◆ **INFORMATION SHOWN**
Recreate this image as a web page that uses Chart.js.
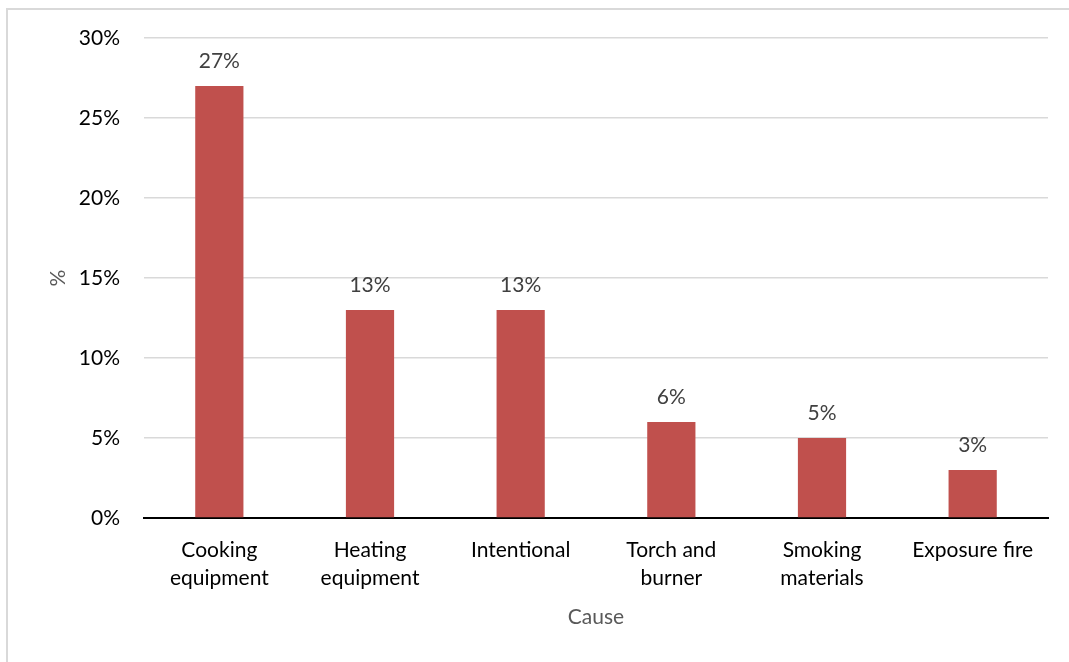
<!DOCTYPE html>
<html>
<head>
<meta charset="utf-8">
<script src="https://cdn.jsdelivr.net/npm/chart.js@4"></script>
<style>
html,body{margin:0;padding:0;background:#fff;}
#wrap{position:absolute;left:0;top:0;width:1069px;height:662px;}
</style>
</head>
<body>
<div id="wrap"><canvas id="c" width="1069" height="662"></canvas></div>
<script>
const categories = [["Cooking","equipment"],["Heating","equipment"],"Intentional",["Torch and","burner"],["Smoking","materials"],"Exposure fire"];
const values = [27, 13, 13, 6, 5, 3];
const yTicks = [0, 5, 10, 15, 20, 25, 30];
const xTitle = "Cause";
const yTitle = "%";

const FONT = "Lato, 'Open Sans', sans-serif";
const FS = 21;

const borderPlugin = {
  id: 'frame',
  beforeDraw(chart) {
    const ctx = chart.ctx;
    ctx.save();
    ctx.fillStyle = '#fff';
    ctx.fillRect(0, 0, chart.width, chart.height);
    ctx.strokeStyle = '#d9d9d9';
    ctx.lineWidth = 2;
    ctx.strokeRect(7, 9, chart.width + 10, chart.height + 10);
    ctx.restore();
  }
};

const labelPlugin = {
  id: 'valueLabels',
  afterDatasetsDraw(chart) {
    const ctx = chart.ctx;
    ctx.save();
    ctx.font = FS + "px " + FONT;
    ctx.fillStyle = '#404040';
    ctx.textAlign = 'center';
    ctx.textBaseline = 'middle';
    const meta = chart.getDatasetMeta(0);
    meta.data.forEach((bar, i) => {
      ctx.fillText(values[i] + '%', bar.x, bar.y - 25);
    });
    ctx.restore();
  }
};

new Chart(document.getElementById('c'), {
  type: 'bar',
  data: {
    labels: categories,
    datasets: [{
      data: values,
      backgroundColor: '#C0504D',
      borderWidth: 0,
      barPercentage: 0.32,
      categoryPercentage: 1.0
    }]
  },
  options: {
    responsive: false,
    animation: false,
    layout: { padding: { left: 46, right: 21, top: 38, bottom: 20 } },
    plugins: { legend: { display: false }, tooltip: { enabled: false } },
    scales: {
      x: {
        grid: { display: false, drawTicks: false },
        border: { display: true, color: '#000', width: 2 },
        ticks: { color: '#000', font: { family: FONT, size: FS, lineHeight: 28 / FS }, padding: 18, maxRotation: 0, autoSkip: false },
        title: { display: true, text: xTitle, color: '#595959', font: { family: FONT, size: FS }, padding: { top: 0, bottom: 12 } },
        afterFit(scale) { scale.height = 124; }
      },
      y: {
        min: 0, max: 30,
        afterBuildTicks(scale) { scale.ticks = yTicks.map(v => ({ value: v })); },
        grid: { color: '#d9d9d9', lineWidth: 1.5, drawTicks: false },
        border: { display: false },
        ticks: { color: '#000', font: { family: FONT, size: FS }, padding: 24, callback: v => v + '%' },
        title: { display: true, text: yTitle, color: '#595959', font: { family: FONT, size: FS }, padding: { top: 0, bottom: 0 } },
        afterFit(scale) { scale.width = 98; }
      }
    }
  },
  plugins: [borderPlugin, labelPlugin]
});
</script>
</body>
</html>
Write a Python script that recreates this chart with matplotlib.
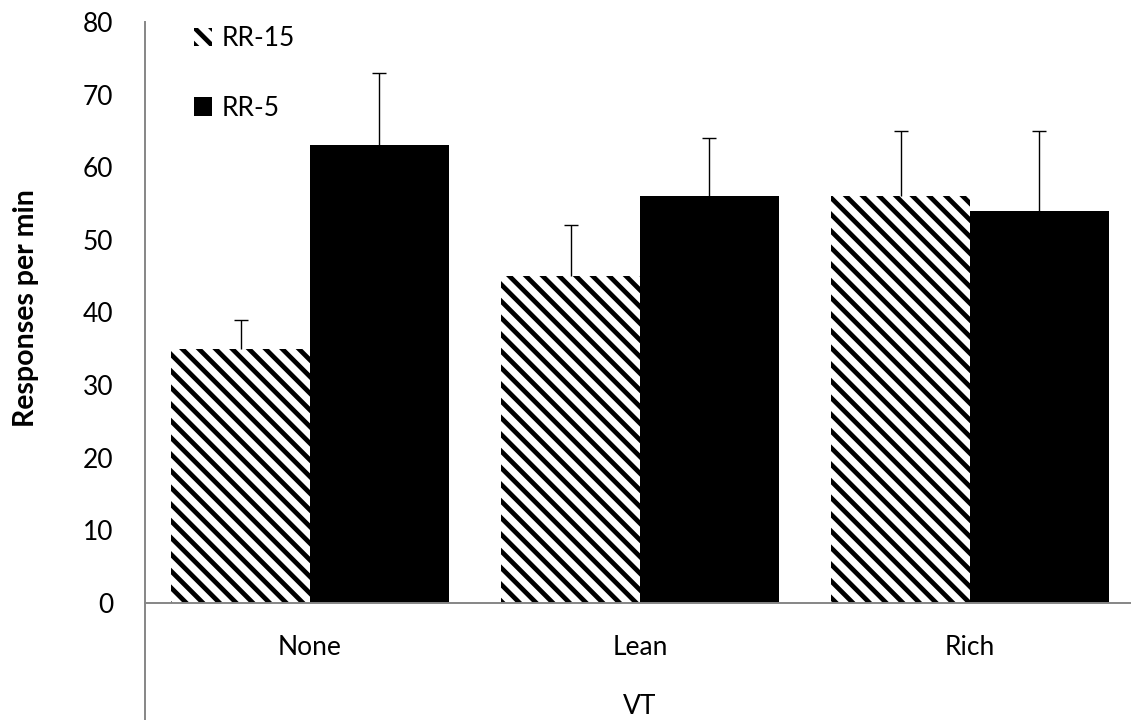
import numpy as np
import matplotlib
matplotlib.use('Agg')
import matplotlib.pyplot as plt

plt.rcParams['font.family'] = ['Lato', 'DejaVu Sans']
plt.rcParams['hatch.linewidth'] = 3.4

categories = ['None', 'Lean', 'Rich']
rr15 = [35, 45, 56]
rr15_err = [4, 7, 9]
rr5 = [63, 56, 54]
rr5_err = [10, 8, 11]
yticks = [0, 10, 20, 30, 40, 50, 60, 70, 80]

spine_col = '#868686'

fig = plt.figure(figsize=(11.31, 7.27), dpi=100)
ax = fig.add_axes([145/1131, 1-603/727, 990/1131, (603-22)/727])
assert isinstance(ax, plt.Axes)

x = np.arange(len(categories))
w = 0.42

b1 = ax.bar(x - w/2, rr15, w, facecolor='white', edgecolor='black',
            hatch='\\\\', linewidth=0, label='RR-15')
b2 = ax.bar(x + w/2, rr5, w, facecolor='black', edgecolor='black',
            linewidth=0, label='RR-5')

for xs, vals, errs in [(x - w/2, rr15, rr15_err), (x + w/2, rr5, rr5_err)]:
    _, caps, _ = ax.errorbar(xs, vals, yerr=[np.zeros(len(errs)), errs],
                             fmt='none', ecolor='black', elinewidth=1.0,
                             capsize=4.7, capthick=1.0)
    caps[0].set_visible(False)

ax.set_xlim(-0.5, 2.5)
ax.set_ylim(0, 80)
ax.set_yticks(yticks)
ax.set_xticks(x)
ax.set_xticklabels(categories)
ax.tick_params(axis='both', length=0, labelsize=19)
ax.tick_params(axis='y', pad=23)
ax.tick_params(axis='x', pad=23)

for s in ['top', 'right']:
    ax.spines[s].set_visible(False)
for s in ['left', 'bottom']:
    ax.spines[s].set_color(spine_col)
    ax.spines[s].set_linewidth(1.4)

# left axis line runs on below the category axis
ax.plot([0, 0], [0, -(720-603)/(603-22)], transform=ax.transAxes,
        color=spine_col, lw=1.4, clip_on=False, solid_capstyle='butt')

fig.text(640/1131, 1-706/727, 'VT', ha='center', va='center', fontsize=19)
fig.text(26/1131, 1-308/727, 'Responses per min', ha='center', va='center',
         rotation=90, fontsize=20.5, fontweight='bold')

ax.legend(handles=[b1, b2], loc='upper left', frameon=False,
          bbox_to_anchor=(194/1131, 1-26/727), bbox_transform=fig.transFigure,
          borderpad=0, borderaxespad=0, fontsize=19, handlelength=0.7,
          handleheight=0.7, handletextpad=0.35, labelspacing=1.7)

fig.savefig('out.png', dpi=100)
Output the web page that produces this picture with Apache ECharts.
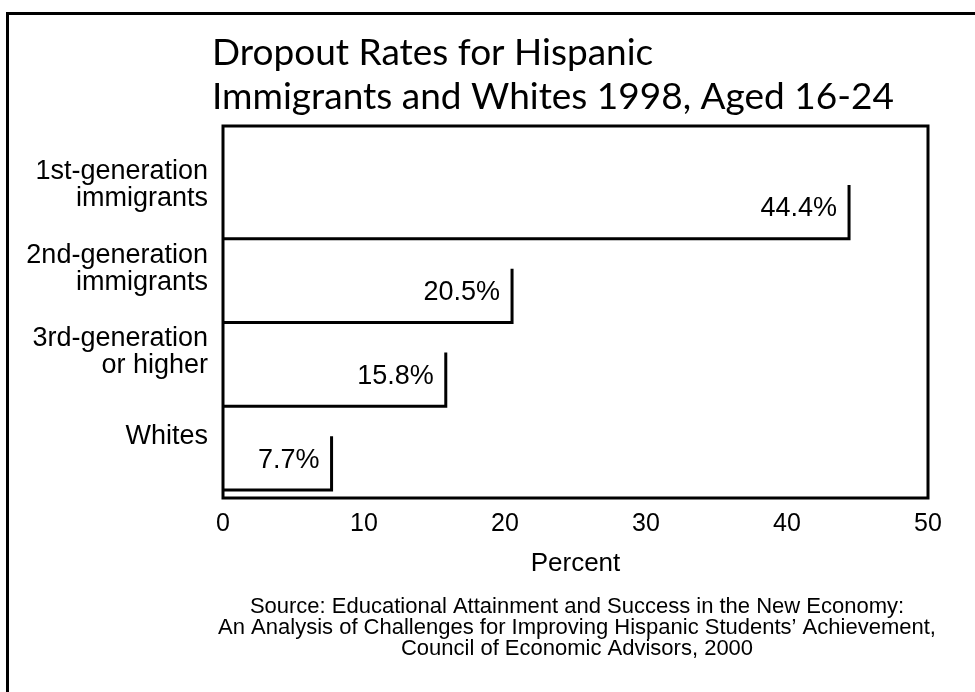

◆ **TASK DESCRIPTION**
Write the records above out again exactly, with no pictures in your copy.

◆ **RESULT OF THIS EXERCISE**
Recreate this image as a web page that uses Chart.js.
<!DOCTYPE html>
<html>
<head>
<meta charset="utf-8">
<script src="https://cdn.jsdelivr.net/npm/chart.js@4"></script>
<style>
html,body{margin:0;padding:0;background:#fff;}
#wrap{position:absolute;left:0;top:0;width:1069px;height:662px;}
</style>
</head>
<body>
<div id="wrap"><canvas id="c" width="1069" height="662"></canvas></div>
<script>
const categories = [["Cooking","equipment"],["Heating","equipment"],"Intentional",["Torch and","burner"],["Smoking","materials"],"Exposure fire"];
const values = [27, 13, 13, 6, 5, 3];
const yTicks = [0, 5, 10, 15, 20, 25, 30];
const xTitle = "Cause";
const yTitle = "%";

const FONT = "Lato, 'Open Sans', sans-serif";
const FS = 21;

const borderPlugin = {
  id: 'frame',
  beforeDraw(chart) {
    const ctx = chart.ctx;
    ctx.save();
    ctx.fillStyle = '#fff';
    ctx.fillRect(0, 0, chart.width, chart.height);
    ctx.strokeStyle = '#d9d9d9';
    ctx.lineWidth = 2;
    ctx.strokeRect(7, 9, chart.width + 10, chart.height + 10);
    ctx.restore();
  }
};

const labelPlugin = {
  id: 'valueLabels',
  afterDatasetsDraw(chart) {
    const ctx = chart.ctx;
    ctx.save();
    ctx.font = FS + "px " + FONT;
    ctx.fillStyle = '#404040';
    ctx.textAlign = 'center';
    ctx.textBaseline = 'middle';
    const meta = chart.getDatasetMeta(0);
    meta.data.forEach((bar, i) => {
      ctx.fillText(values[i] + '%', bar.x, bar.y - 25);
    });
    ctx.restore();
  }
};

new Chart(document.getElementById('c'), {
  type: 'bar',
  data: {
    labels: categories,
    datasets: [{
      data: values,
      backgroundColor: '#C0504D',
      borderWidth: 0,
      barPercentage: 0.32,
      categoryPercentage: 1.0
    }]
  },
  options: {
    responsive: false,
    animation: false,
    layout: { padding: { left: 46, right: 21, top: 38, bottom: 20 } },
    plugins: { legend: { display: false }, tooltip: { enabled: false } },
    scales: {
      x: {
        grid: { display: false, drawTicks: false },
        border: { display: true, color: '#000', width: 2 },
        ticks: { color: '#000', font: { family: FONT, size: FS, lineHeight: 28 / FS }, padding: 18, maxRotation: 0, autoSkip: false },
        title: { display: true, text: xTitle, color: '#595959', font: { family: FONT, size: FS }, padding: { top: 0, bottom: 12 } },
        afterFit(scale) { scale.height = 124; }
      },
      y: {
        min: 0, max: 30,
        afterBuildTicks(scale) { scale.ticks = yTicks.map(v => ({ value: v })); },
        grid: { color: '#d9d9d9', lineWidth: 1.5, drawTicks: false },
        border: { display: false },
        ticks: { color: '#000', font: { family: FONT, size: FS }, padding: 24, callback: v => v + '%' },
        title: { display: true, text: yTitle, color: '#595959', font: { family: FONT, size: FS }, padding: { top: 0, bottom: 0 } },
        afterFit(scale) { scale.width = 98; }
      }
    }
  },
  plugins: [borderPlugin, labelPlugin]
});
</script>
</body>
</html>
Write a Python script that recreates this chart with matplotlib.
import numpy as np
import matplotlib
matplotlib.use('Agg')
import matplotlib.pyplot as plt

plt.rcParams['font.family'] = ['Lato', 'DejaVu Sans']
plt.rcParams['hatch.linewidth'] = 3.4

categories = ['None', 'Lean', 'Rich']
rr15 = [35, 45, 56]
rr15_err = [4, 7, 9]
rr5 = [63, 56, 54]
rr5_err = [10, 8, 11]
yticks = [0, 10, 20, 30, 40, 50, 60, 70, 80]

spine_col = '#868686'

fig = plt.figure(figsize=(11.31, 7.27), dpi=100)
ax = fig.add_axes([145/1131, 1-603/727, 990/1131, (603-22)/727])
assert isinstance(ax, plt.Axes)

x = np.arange(len(categories))
w = 0.42

b1 = ax.bar(x - w/2, rr15, w, facecolor='white', edgecolor='black',
            hatch='\\\\', linewidth=0, label='RR-15')
b2 = ax.bar(x + w/2, rr5, w, facecolor='black', edgecolor='black',
            linewidth=0, label='RR-5')

for xs, vals, errs in [(x - w/2, rr15, rr15_err), (x + w/2, rr5, rr5_err)]:
    _, caps, _ = ax.errorbar(xs, vals, yerr=[np.zeros(len(errs)), errs],
                             fmt='none', ecolor='black', elinewidth=1.0,
                             capsize=4.7, capthick=1.0)
    caps[0].set_visible(False)

ax.set_xlim(-0.5, 2.5)
ax.set_ylim(0, 80)
ax.set_yticks(yticks)
ax.set_xticks(x)
ax.set_xticklabels(categories)
ax.tick_params(axis='both', length=0, labelsize=19)
ax.tick_params(axis='y', pad=23)
ax.tick_params(axis='x', pad=23)

for s in ['top', 'right']:
    ax.spines[s].set_visible(False)
for s in ['left', 'bottom']:
    ax.spines[s].set_color(spine_col)
    ax.spines[s].set_linewidth(1.4)

# left axis line runs on below the category axis
ax.plot([0, 0], [0, -(720-603)/(603-22)], transform=ax.transAxes,
        color=spine_col, lw=1.4, clip_on=False, solid_capstyle='butt')

fig.text(640/1131, 1-706/727, 'VT', ha='center', va='center', fontsize=19)
fig.text(26/1131, 1-308/727, 'Responses per min', ha='center', va='center',
         rotation=90, fontsize=20.5, fontweight='bold')

ax.legend(handles=[b1, b2], loc='upper left', frameon=False,
          bbox_to_anchor=(194/1131, 1-26/727), bbox_transform=fig.transFigure,
          borderpad=0, borderaxespad=0, fontsize=19, handlelength=0.7,
          handleheight=0.7, handletextpad=0.35, labelspacing=1.7)

fig.savefig('out.png', dpi=100)
Output the web page that produces this picture with Apache ECharts.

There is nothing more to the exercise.